Desde luego, si ya el cinismo e hipocresía de los que dirigen el cotarro oenegeril clama al cielo, la tontuna (al parecer, es más cool fotografiarse rodeado de indígenas amazónicos que echar una mano a quienes también lo necesitan de nuestro entorno inmediato) y la falsa empatía (esos bobos progres y pijos multikulturetas que, por pasarse tres días al año pintando la escuela de una aldea y luego otros ocho en una playa paradisiaca de algún país africano, creen haber resuelto los problemas del mismo) de sus acólitos (en esencia miembros de las clases extractivas) resulta directamente vomitiva: es lo que se llama ejercer la beneficencia disfrazándola de solidaridad.

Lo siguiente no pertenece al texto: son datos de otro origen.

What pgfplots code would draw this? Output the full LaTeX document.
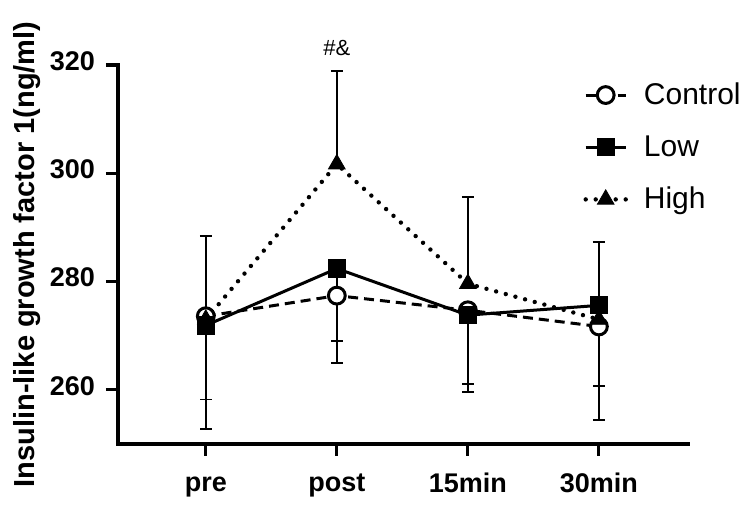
\documentclass[border=0pt]{standalone}
\usepackage{fontspec}
\setmainfont{Liberation Sans}
\usepackage{pgfplots}
\pgfplotsset{compat=1.18}

\begin{document}
\begin{tikzpicture}
\begin{axis}[
  scale only axis,
  width=285pt, height=189.5pt,
  xmin=-0.67, xmax=3.68,
  ymin=250, ymax=320,
  axis lines=left,
  axis line style={-, line width=1.75pt, line cap=rect},
  xtick={0,1,2,3},
  xticklabels={pre,post,15min,30min},
  ytick={260,280,300,320},
  tick align=outside,
  major tick length=6pt,
  tick style={line width=1.6pt, black},
  /pgf/number format/assume math mode=true,
  ticklabel style={font=\fontsize{13.5}{13.5}\selectfont\bfseries},
  typeset ticklabels with strut,
  xticklabel style={yshift=-5pt},
  yticklabel style={xshift=-2pt},
  ylabel={Insulin-like growth factor 1(ng/ml)},
  ylabel style={font=\fontsize{14.5}{14.5}\selectfont\bfseries, yshift=-2pt},
  clip=false,
  legend cell align=left,
  legend style={draw=none, fill=none, at={(rel axis cs:0.816,0.965)}, anchor=north west,
    font=\fontsize{15}{15}\selectfont, row sep=10pt, inner sep=0pt,
    /tikz/every odd column/.append style={column sep=6pt}},
  legend image code/.code={\draw[mark repeat=2,mark phase=2,#1] plot coordinates {(0pt,0pt) (10pt,0pt) (20pt,0pt)};},
  error bars/error mark options={rotate=90, mark size=3pt, line width=0.9pt, black, solid},
  error bars/error bar style={line width=0.9pt, black, solid},
]

% Control: dashed, open circle, errors below
\addplot[black, line width=1.5pt, dash pattern=on 5pt off 3pt,
  mark=*, mark size=4.2pt, mark options={solid, fill=white, draw=black, line width=1.5pt},
  error bars/.cd, y dir=minus, y explicit]
  table[x=x, y=y, y error=e] {
x y e
0 273.6 15.4
1 277.4 8.4
2 274.7 13.6
3 271.7 17.3
};
\addlegendentry{Control}

% Low: solid, filled square, errors below
\addplot[black, line width=1.5pt,
  mark=square*, mark size=3.8pt, mark options={solid, fill=black},
  error bars/.cd, y dir=minus, y explicit]
  table[x=x, y=y, y error=e] {
x y e
0 271.9 19.2
1 282.4 17.4
2 273.8 14.2
3 275.6 14.9
};
\addlegendentry{Low}

% High: dotted, filled triangle, errors above
\addplot[black, line width=2.2pt, line cap=round, dash pattern=on 0pt off 5pt,
  mark=triangle*, mark size=4.8pt, mark options={solid, fill=black, line width=0.4pt},
  error bars/.cd, y dir=plus, y explicit]
  table[x=x, y=y, y error=e] {
x y e
0 273.0 15.4
1 301.7 17.2
2 279.6 16.0
3 273.0 14.3
};
\addlegendentry{High}

\node[font=\fontsize{11}{11}\selectfont, anchor=south] at (axis cs:1,320.4) {\#\&};
\end{axis}
\pgfresetboundingbox
\path[use as bounding box] ([xshift=-59pt,yshift=-33.5pt]current axis.south west) rectangle ([xshift=31pt,yshift=32.5pt]current axis.north east);
\end{tikzpicture}
\end{document}
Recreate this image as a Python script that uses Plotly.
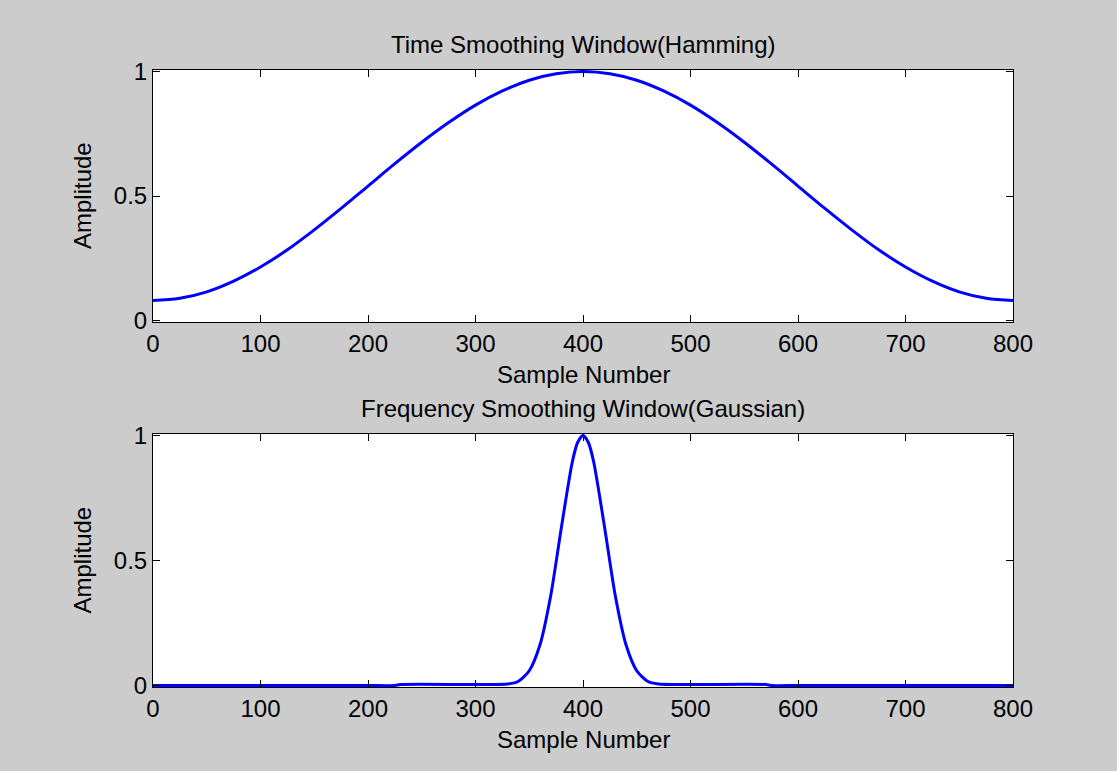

Visto pues el percal, deberíamos mandar a freír espárragos a toda esta manga de espabilados que, lejos de solucionar ninguno de los problemas mundiales de hambre, miseria y desigualdad (al contrario, son los primeros interesados en enquistarlos, porque de lo contrario se les acabaría el chollo), se pegan la vida padre a costa de parasitar el bolsillo de los contribuyentes y de timar a los muchos ingenuos con síndrome de Papá Noel agudo que pululan por ahí.
Claro que, para ello, antes habría que desacralizar ciertos iconos que nuestra periclitada civilización ha convertido últimamente en intocables, caso del buenismo. Aunque solo fuera porque, por muy duro que pueda ser afrontar la verdad, siempre será peor vivir en la inopia y, encima, como en este caso, con mala conciencia.